Iron also plays a role in ovulatory function beyond just red blood cell production. The same review noted that iron supports endometrial cell function during the luteal phase, and that deficiency at this stage can interfere with implantation and cycle regularity. Consistently low iron doesn't just affect how you feel during your period; it affects the whole system.
How Cycle Routine is built around this.
Most supplements treat every day of the month the same, even though your body's nutrient demands clearly don't. Iron is depleting during menstruation, magnesium and zinc decline through the cycle, and the luteal phase drives up demand for mood and sleep support. Cycle Routine addresses this with two formulas: Replenish, which prioritizes iron bisglycinate and zinc for the first half of your cycle, and Balance, which focuses on magnesium bisglycinate and B6 for the second. Your nutrition shifts with your hormones instead of ignoring them.
FAQ
How do I know if I'm losing too much iron during my period?

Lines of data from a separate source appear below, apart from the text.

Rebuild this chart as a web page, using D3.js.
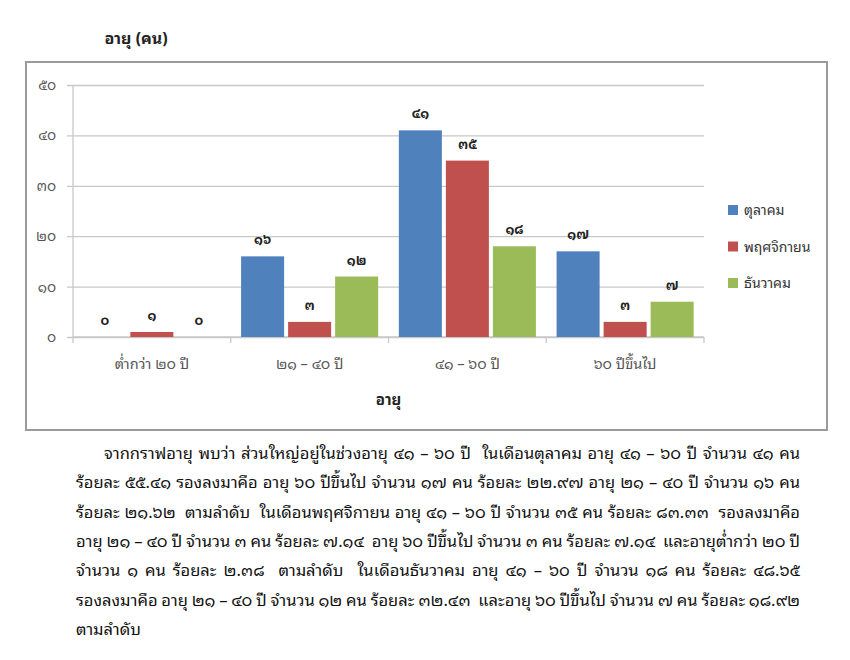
<!DOCTYPE html>
<html>
<head>
<meta charset="utf-8">
<script src="https://cdn.jsdelivr.net/npm/d3@7"></script>
<style>
  body { margin: 0; background: #fff; }
  svg text { font-family: Tahoma, "Noto Sans Thai Looped", "Noto Sans Thai", "Noto Sans", sans-serif; }
</style>
</head>
<body>
<svg id="chart" width="850" height="660"></svg>
<script>
// chart data
var categories = ["ต่ำกว่า ๒๐ ปี", "๒๑ – ๔๐ ปี", "๔๑ – ๖๐ ปี", "๖๐ ปีขึ้นไป"];
var seriesNames = ["ตุลาคม", "พฤศจิกายน", "ธันวาคม"];
var octValues = [0, 16, 41, 17];
var novValues = [1, 3, 35, 3];
var decValues = [0, 12, 18, 7];
var yTicks = [0, 10, 20, 30, 40, 50];
var colors = ["#4F81BD", "#C0504D", "#9BBB59"];

var paragraph = [
  "จากกราฟอายุ พบว่า ส่วนใหญ่อยู่ในช่วงอายุ ๔๑ – ๖๐ ปี  ในเดือนตุลาคม อายุ ๔๑ – ๖๐ ปี จำนวน ๔๑ คน",
  "ร้อยละ ๕๕.๔๑ รองลงมาคือ อายุ ๖๐ ปีขึ้นไป จำนวน ๑๗ คน ร้อยละ ๒๒.๙๗ อายุ ๒๑ – ๔๐ ปี จำนวน ๑๖ คน",
  "ร้อยละ ๒๑.๖๒  ตามลำดับ  ในเดือนพฤศจิกายน อายุ ๔๑ – ๖๐ ปี จำนวน ๓๕ คน ร้อยละ ๘๓.๓๓  รองลงมาคือ",
  "อายุ ๒๑ – ๔๐ ปี จำนวน ๓ คน ร้อยละ ๗.๑๔  อายุ ๖๐ ปีขึ้นไป จำนวน ๓ คน ร้อยละ ๗.๑๔  และอายุต่ำกว่า ๒๐ ปี",
  "จำนวน ๑ คน ร้อยละ ๒.๓๘  ตามลำดับ  ในเดือนธันวาคม อายุ ๔๑ – ๖๐ ปี จำนวน ๑๘ คน ร้อยละ ๔๘.๖๕",
  "รองลงมาคือ อายุ ๒๑ – ๔๐ ปี จำนวน ๑๒ คน ร้อยละ ๓๒.๔๓  และอายุ ๖๐ ปีขึ้นไป จำนวน ๗ คน ร้อยละ ๑๘.๙๒",
  "ตามลำดับ"
];

var series = [octValues, novValues, decValues];

// arabic -> thai digits
function thaiNum(n) {
  return String(n).replace(/[0-9]/g, function(c) {
    return String.fromCharCode(0x0E50 + (+c));
  });
}

var dims = {
  frame: { x: 26, y: 62, width: 801, height: 368 },
  plot: { left: 73, right: 704, top: 85, bottom: 337 }
};

var svg = d3.select("#chart");

// outer frame
svg.append("rect")
  .attr("x", dims.frame.x)
  .attr("y", dims.frame.y)
  .attr("width", dims.frame.width)
  .attr("height", dims.frame.height)
  .attr("fill", "#fff")
  .attr("stroke", "#9a9a9a")
  .attr("stroke-width", 2);

// title
svg.append("text")
  .attr("x", 136)
  .attr("y", 44)
  .attr("text-anchor", "middle")
  .attr("font-size", 16)
  .attr("font-weight", "bold")
  .attr("fill", "#222")
  .text("อายุ (คน)");

var x0 = d3.scaleBand()
  .domain(categories)
  .range([dims.plot.left, dims.plot.right]);

var x1 = d3.scaleBand()
  .domain(d3.range(seriesNames.length))
  .range([0, x0.bandwidth()])
  .paddingInner(0.085)
  .paddingOuter(0.22);

var y = d3.scaleLinear()
  .domain([0, 50])
  .range([dims.plot.bottom, dims.plot.top]);

// gridlines + y axis
var yAxis = d3.axisLeft(y)
  .tickValues(yTicks)
  .tickSize(-(dims.plot.right - dims.plot.left))
  .tickPadding(17)
  .tickFormat(thaiNum);

var yg = svg.append("g")
  .attr("transform", "translate(" + dims.plot.left + ",0)")
  .call(yAxis);
yg.select(".domain").remove();
yg.selectAll(".tick line")
  .attr("x1", -6)
  .attr("stroke", "#c8c8c8")
  .attr("stroke-width", 1.3);
yg.selectAll(".tick text")
  .attr("font-size", 14)
  .attr("fill", "#555");

// y axis line
svg.append("line")
  .attr("x1", dims.plot.left)
  .attr("x2", dims.plot.left)
  .attr("y1", dims.plot.top)
  .attr("y2", dims.plot.bottom)
  .attr("stroke", "#c8c8c8")
  .attr("stroke-width", 1.3);

// x axis
var xAxis = d3.axisBottom(x0).tickSize(0).tickPadding(22);
var xg = svg.append("g")
  .attr("transform", "translate(0," + dims.plot.bottom + ")")
  .call(xAxis);
xg.select(".domain")
  .attr("stroke", "#c8c8c8")
  .attr("stroke-width", 1.3)
  .attr("d", "M" + dims.plot.left + ",0H" + dims.plot.right);
xg.selectAll(".tick text")
  .attr("font-size", 14.5)
  .attr("fill", "#555");

// category boundary ticks
xg.selectAll("line.sep")
  .data(categories.map(function(c) { return x0(c); }).concat([dims.plot.right]))
  .enter()
  .append("line")
  .attr("class", "sep")
  .attr("x1", function(d) { return d; })
  .attr("x2", function(d) { return d; })
  .attr("y1", 0)
  .attr("y2", 6)
  .attr("stroke", "#c8c8c8")
  .attr("stroke-width", 1.3);

// bars
var groups = svg.selectAll("g.cat")
  .data(categories)
  .enter()
  .append("g")
  .attr("class", "cat")
  .attr("transform", function(c) { return "translate(" + x0(c) + ",0)"; });

groups.selectAll("rect")
  .data(function(c, ci) {
    return series.map(function(s, si) { return { si: si, v: s[ci] }; });
  })
  .enter()
  .append("rect")
  .attr("x", function(d) { return x1(d.si); })
  .attr("y", function(d) { return y(d.v); })
  .attr("width", x1.bandwidth())
  .attr("height", function(d) { return y(0) - y(d.v); })
  .attr("fill", function(d) { return colors[d.si]; });

// data labels
groups.selectAll("text.lbl")
  .data(function(c, ci) {
    return series.map(function(s, si) { return { si: si, v: s[ci] }; });
  })
  .enter()
  .append("text")
  .attr("class", "lbl")
  .attr("x", function(d) { return x1(d.si) + x1.bandwidth() / 2; })
  .attr("y", function(d) { return y(d.v) - 12; })
  .attr("text-anchor", "middle")
  .attr("font-size", 13)
  .attr("font-weight", "bold")
  .attr("fill", "#222")
  .text(function(d) { return thaiNum(d.v); });

// x axis title
svg.append("text")
  .attr("x", (dims.plot.left + dims.plot.right) / 2)
  .attr("y", 405)
  .attr("text-anchor", "middle")
  .attr("font-size", 15)
  .attr("font-weight", "bold")
  .attr("fill", "#222")
  .text("อายุ");

// legend
var legend = svg.selectAll("g.legend")
  .data(seriesNames)
  .enter()
  .append("g")
  .attr("class", "legend")
  .attr("transform", function(d, i) { return "translate(728," + (205 + i * 36.5) + ")"; });

legend.append("rect")
  .attr("width", 10)
  .attr("height", 10)
  .attr("fill", function(d, i) { return colors[i]; });

legend.append("text")
  .attr("x", 16)
  .attr("y", 10)
  .attr("font-size", 14)
  .attr("fill", "#333")
  .text(function(d) { return d; });

// paragraph below the chart, justified line by line
var para = svg.append("g").attr("class", "para");
paragraph.forEach(function(line, i) {
  var left = i === 0 ? 104 : 76;
  var t = para.append("text")
    .attr("x", left)
    .attr("y", 459 + i * 29.3)
    .attr("font-size", 16.5)
    .attr("fill", "#111")
    .style("white-space", "pre")
    .text(line);
  if (i < paragraph.length - 1) {
    var w = t.node().getComputedTextLength();
    var spaces = (line.match(/ /g) || []).length;
    var extra = (800 - left - w) / spaces;
    t.attr("word-spacing", extra);
  }
});
</script>
</body>
</html>
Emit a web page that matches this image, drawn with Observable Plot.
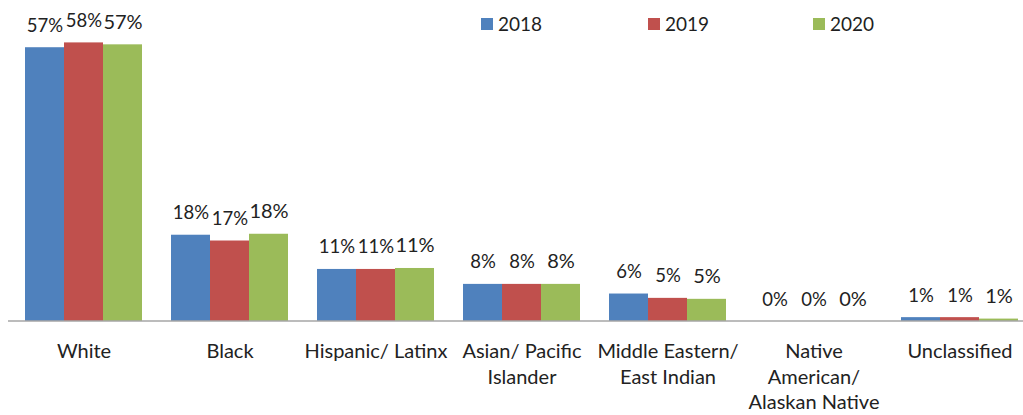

The symptoms of iron depletion, including fatigue, brain fog, and reduced physical stamina, can show up well before a blood test flags anything as clinically abnormal. The most useful test is a serum ferritin level, which measures your iron stores rather than circulating iron alone. A 2023 review in the International Journal of Gynecology and Obstetrics (MacLean et al.) noted that even women with normal menstrual flow can develop gradually depleted iron stores if dietary intake doesn't consistently replace what's lost each cycle. If your fatigue is worst in the days after your period, it's worth asking your doctor to check ferritin specifically.
Can diet alone replace the nutrients lost during menstruation?
For some women, yes, but it requires consistent effort and the margin is narrow. The average dietary iron intake for women in the US falls below the RDA of 18 mg/day, which is already calibrated to account for menstrual losses. A prospective cohort study in the Journal of the American College of Nutrition (Gernand et al., 2022) found that 28% of healthy women of reproductive age had low ferritin at the start of their cycle, before any menstrual loss had occurred. Getting adequate iron from food requires eating red meat, legumes, or leafy greens consistently and pairing them with vitamin C for absorption, which most women aren't doing at therapeutic levels every day.
Why do I crave certain foods during my period?
Cravings during menstruation are partly hormonal and partly a response to real nutritional shifts. The drop in progesterone and estrogen at the start of menstruation affects serotonin production, which drives cravings for carbohydrates and sugar. Iron depletion can independently trigger cravings for red meat or, in more severe cases, non-food items. A study published in Appetite (Yen et al., 2018) found that premenstrual food cravings, particularly for energy-dense foods, were consistent and measurable across the luteal phase. The cravings are your body's imprecise attempt to address a deficit.
Is it normal for period symptoms to get worse over time?
It can be a sign that nutritional deficits are accumulating rather than being addressed each cycle. Because iron stores take eight to twelve weeks to meaningfully rebuild, and magnesium deficiency compounds over time, symptoms can worsen gradually without a single dramatic cause. It is also worth ruling out conditions like endometriosis, fibroids, or PCOS with a doctor, as each can increase blood loss and therefore accelerate nutrient depletion. Worsening symptoms over multiple cycles are a legitimate reason to get bloodwork done, not something to normalize.
Your cycle is asking for something specific every month, not just generally "good nutrition," but the right nutrients at the right time. The more you understand the pattern, the easier it is to actually meet it. We're here to help you figure that out, every phase of the month.